Given task
Write out the data below in full. Keep it exact.

==== Information supplied ====

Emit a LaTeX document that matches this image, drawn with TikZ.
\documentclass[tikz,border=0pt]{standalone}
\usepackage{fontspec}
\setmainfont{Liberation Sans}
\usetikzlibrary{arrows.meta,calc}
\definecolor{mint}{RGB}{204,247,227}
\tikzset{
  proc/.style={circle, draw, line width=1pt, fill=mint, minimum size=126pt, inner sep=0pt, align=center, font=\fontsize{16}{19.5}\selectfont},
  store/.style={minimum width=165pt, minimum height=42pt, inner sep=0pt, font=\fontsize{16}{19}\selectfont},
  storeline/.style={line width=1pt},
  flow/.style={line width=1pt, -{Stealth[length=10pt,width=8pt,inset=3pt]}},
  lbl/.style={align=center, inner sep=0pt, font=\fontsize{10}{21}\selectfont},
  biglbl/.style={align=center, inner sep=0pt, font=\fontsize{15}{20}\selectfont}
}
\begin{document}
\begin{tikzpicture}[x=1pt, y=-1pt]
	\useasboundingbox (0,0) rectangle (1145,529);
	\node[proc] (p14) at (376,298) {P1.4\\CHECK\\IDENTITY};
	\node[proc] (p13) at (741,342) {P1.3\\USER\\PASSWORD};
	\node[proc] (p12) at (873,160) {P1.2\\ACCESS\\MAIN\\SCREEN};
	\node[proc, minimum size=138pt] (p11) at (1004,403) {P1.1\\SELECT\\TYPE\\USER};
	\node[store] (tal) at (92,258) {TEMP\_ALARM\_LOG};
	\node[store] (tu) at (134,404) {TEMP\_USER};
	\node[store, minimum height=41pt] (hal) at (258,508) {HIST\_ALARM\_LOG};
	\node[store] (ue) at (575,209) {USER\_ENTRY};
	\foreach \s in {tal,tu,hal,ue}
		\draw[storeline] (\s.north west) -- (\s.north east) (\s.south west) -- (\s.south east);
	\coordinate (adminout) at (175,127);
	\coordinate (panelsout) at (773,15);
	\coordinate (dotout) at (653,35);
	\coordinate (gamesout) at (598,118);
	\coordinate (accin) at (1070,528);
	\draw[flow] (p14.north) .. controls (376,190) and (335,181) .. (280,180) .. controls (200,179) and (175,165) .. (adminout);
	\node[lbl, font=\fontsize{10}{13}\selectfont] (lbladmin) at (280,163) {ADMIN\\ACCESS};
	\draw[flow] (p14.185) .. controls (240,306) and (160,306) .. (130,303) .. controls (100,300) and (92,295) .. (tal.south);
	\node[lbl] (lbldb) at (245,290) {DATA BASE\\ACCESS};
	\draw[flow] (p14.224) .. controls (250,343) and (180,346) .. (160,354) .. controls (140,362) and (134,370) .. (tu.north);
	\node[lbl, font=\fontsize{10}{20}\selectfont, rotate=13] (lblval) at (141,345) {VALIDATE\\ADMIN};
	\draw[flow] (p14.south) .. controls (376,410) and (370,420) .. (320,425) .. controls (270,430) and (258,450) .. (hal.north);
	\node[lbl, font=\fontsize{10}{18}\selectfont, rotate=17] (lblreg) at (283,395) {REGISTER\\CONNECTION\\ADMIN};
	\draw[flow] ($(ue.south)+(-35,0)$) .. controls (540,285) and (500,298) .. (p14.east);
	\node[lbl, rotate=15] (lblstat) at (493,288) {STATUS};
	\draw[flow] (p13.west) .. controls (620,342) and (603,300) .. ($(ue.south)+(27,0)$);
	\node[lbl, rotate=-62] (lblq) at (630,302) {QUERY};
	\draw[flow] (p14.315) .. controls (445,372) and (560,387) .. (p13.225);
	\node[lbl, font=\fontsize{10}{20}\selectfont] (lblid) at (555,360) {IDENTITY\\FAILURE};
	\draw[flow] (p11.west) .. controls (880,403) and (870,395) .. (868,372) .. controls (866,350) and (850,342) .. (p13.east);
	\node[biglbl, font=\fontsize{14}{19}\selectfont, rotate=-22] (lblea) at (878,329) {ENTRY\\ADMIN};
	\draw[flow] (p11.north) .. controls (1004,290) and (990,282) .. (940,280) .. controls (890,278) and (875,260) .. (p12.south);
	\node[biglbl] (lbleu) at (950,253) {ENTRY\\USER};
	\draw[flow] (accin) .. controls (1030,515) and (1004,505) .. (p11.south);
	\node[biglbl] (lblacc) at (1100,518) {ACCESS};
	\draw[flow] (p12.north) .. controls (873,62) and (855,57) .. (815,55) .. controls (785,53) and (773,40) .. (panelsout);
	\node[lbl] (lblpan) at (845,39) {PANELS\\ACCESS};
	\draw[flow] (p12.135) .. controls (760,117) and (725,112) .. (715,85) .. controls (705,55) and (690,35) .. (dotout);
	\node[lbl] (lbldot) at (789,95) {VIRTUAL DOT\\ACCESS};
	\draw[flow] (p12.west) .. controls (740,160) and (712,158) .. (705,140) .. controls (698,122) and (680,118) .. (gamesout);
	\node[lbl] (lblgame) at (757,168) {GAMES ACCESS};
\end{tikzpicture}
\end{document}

====

Solved exercise
Emit a LaTeX document that matches this image, drawn with TikZ.
\documentclass[tikz,border=0pt]{standalone}
\usepackage{fontspec}
\setmainfont{Liberation Sans}
\usetikzlibrary{arrows.meta,calc}
\definecolor{mint}{RGB}{204,247,227}
\tikzset{
  proc/.style={circle, draw, line width=1pt, fill=mint, minimum size=126pt, inner sep=0pt, align=center, font=\fontsize{16}{19.5}\selectfont},
  store/.style={minimum width=165pt, minimum height=42pt, inner sep=0pt, font=\fontsize{16}{19}\selectfont},
  storeline/.style={line width=1pt},
  flow/.style={line width=1pt, -{Stealth[length=10pt,width=8pt,inset=3pt]}},
  lbl/.style={align=center, inner sep=0pt, font=\fontsize{10}{21}\selectfont},
  biglbl/.style={align=center, inner sep=0pt, font=\fontsize{15}{20}\selectfont}
}
\begin{document}
\begin{tikzpicture}[x=1pt, y=-1pt]
	\useasboundingbox (0,0) rectangle (1145,529);
	\node[proc] (p14) at (376,298) {P1.4\\CHECK\\IDENTITY};
	\node[proc] (p13) at (741,342) {P1.3\\USER\\PASSWORD};
	\node[proc] (p12) at (873,160) {P1.2\\ACCESS\\MAIN\\SCREEN};
	\node[proc, minimum size=138pt] (p11) at (1004,403) {P1.1\\SELECT\\TYPE\\USER};
	\node[store] (tal) at (92,258) {TEMP\_ALARM\_LOG};
	\node[store] (tu) at (134,404) {TEMP\_USER};
	\node[store, minimum height=41pt] (hal) at (258,508) {HIST\_ALARM\_LOG};
	\node[store] (ue) at (575,209) {USER\_ENTRY};
	\foreach \s in {tal,tu,hal,ue}
		\draw[storeline] (\s.north west) -- (\s.north east) (\s.south west) -- (\s.south east);
	\coordinate (adminout) at (175,127);
	\coordinate (panelsout) at (773,15);
	\coordinate (dotout) at (653,35);
	\coordinate (gamesout) at (598,118);
	\coordinate (accin) at (1070,528);
	\draw[flow] (p14.north) .. controls (376,190) and (335,181) .. (280,180) .. controls (200,179) and (175,165) .. (adminout);
	\node[lbl, font=\fontsize{10}{13}\selectfont] (lbladmin) at (280,163) {ADMIN\\ACCESS};
	\draw[flow] (p14.185) .. controls (240,306) and (160,306) .. (130,303) .. controls (100,300) and (92,295) .. (tal.south);
	\node[lbl] (lbldb) at (245,290) {DATA BASE\\ACCESS};
	\draw[flow] (p14.224) .. controls (250,343) and (180,346) .. (160,354) .. controls (140,362) and (134,370) .. (tu.north);
	\node[lbl, font=\fontsize{10}{20}\selectfont, rotate=13] (lblval) at (141,345) {VALIDATE\\ADMIN};
	\draw[flow] (p14.south) .. controls (376,410) and (370,420) .. (320,425) .. controls (270,430) and (258,450) .. (hal.north);
	\node[lbl, font=\fontsize{10}{18}\selectfont, rotate=17] (lblreg) at (283,395) {REGISTER\\CONNECTION\\ADMIN};
	\draw[flow] ($(ue.south)+(-35,0)$) .. controls (540,285) and (500,298) .. (p14.east);
	\node[lbl, rotate=15] (lblstat) at (493,288) {STATUS};
	\draw[flow] (p13.west) .. controls (620,342) and (603,300) .. ($(ue.south)+(27,0)$);
	\node[lbl, rotate=-62] (lblq) at (630,302) {QUERY};
	\draw[flow] (p14.315) .. controls (445,372) and (560,387) .. (p13.225);
	\node[lbl, font=\fontsize{10}{20}\selectfont] (lblid) at (555,360) {IDENTITY\\FAILURE};
	\draw[flow] (p11.west) .. controls (880,403) and (870,395) .. (868,372) .. controls (866,350) and (850,342) .. (p13.east);
	\node[biglbl, font=\fontsize{14}{19}\selectfont, rotate=-22] (lblea) at (878,329) {ENTRY\\ADMIN};
	\draw[flow] (p11.north) .. controls (1004,290) and (990,282) .. (940,280) .. controls (890,278) and (875,260) .. (p12.south);
	\node[biglbl] (lbleu) at (950,253) {ENTRY\\USER};
	\draw[flow] (accin) .. controls (1030,515) and (1004,505) .. (p11.south);
	\node[biglbl] (lblacc) at (1100,518) {ACCESS};
	\draw[flow] (p12.north) .. controls (873,62) and (855,57) .. (815,55) .. controls (785,53) and (773,40) .. (panelsout);
	\node[lbl] (lblpan) at (845,39) {PANELS\\ACCESS};
	\draw[flow] (p12.135) .. controls (760,117) and (725,112) .. (715,85) .. controls (705,55) and (690,35) .. (dotout);
	\node[lbl] (lbldot) at (789,95) {VIRTUAL DOT\\ACCESS};
	\draw[flow] (p12.west) .. controls (740,160) and (712,158) .. (705,140) .. controls (698,122) and (680,118) .. (gamesout);
	\node[lbl] (lblgame) at (757,168) {GAMES ACCESS};
\end{tikzpicture}
\end{document}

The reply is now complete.